Making cents from streaming
Earlier this month, I wrote about how the upswing in popularity of streaming might impact on record label coffers, a post came on the back on Spotify’s 15 minutes in the media sun (now stretching towards an hour). I did …
Earlier this month, I wrote about how the upswing in popularity of streaming might impact on record label coffers, a post came on the back on Spotify’s 15 minutes in the media sun (now stretching towards an hour). I did some back-of-an-envelope sums and wondered would money from streaming be enough to offset losses in digital sales.
It turns out that I wasn’t the only one trying to do those kind of sums and there have been a couple of interesting posts out there addressing similar issues. Niall Smart from Echodio pointed me towards the Pansentient League and that blog’s excellent post about how labels make cash from Spotify. Their graphs clearly show just why the labels are behind Spotify – if they can wean people off illegal file-sharing sites and onto Spotify, they can start to make cash. You might think that 0.1 cent is not much of a return per stream (the blog says this is a guesstimate, but some informal research over the last week would indicate they’re on the money with that figure), yet see that tune rack up 100,000 streams and the revenue begins to rise. Let’s hope Spotify have done their sums in that regard and that they don’t start to feel the pinch like other streaming start-ups.

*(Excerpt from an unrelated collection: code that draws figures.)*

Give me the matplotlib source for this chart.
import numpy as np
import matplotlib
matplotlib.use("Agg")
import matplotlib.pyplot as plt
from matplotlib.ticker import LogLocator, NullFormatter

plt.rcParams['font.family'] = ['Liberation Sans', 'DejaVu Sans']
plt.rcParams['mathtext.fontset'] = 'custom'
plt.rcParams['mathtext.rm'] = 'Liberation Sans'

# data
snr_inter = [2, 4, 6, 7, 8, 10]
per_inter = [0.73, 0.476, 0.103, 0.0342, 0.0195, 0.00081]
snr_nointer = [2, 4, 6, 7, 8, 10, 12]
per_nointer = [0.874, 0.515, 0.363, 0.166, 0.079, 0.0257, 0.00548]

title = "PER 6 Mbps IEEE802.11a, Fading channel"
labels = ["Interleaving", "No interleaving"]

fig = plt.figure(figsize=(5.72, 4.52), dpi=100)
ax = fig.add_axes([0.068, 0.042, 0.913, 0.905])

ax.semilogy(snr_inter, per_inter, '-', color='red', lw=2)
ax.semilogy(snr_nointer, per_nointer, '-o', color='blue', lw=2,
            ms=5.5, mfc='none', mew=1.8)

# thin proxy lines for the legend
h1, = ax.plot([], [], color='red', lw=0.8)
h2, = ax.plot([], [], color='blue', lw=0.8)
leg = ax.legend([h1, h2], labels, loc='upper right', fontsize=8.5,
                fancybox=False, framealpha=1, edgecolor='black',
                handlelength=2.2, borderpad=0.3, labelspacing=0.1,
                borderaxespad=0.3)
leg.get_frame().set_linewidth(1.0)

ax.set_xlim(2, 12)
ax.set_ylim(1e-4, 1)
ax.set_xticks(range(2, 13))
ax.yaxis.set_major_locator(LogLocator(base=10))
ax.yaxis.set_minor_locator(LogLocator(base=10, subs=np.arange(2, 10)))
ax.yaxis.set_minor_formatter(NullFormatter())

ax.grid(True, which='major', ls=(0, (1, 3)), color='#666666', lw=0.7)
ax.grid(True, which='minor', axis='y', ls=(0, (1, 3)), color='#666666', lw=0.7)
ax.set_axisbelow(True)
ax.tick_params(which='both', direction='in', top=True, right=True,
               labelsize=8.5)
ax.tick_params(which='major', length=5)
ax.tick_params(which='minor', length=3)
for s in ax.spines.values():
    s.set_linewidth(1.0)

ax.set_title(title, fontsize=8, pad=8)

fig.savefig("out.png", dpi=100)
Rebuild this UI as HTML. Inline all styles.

Streaming maths, though, don’t just apply to Spotify. Eliot Van Buskirk had a excellent post last week on Wired which pointed out that Susan Boyle’s Britain’s Got Talent video, the one on the way to becoming the biggest hit in YouTube history, was amassing a load of dough from streaming royalties, but no-one was collecting it. Van Buskirk calculated a $500,000 pay-day based on 0.5 cent per play royalty given Sony-BMG’s deal with YouTube, not to mention the potential cash from ad revenue around the exposure. Not great news, then, for ITV, Simon Cowell or Sony-BMG – Boyle’s contract with the show is probably the mother of all rights grabs so she won’t be seeing any of that cash. Of course, you could also ask just why a great novelty record man like Cowell hasn’t also tapped into the Boyle effect by rush-releasing a single, but that’s a post for another day.
What both of these stories do point up is the potential honey-pot to be made from streams. Naturally, it all comes down to the deal which the label or act have negotiated with the service provider – I’m sure there are many acts whose videos are accumulating thousands of plays on YouTube who are not even seeing 0.1 cent per play. This again is where labels with their business and legal affairs muscle (and their deep catalogues which YouTube probably would like to maintain access to) come into their own. As we’ve become blue in the face from repeating, it’s yet another new business model which does not necessarily hold out the promise of a lot of cash for new acts.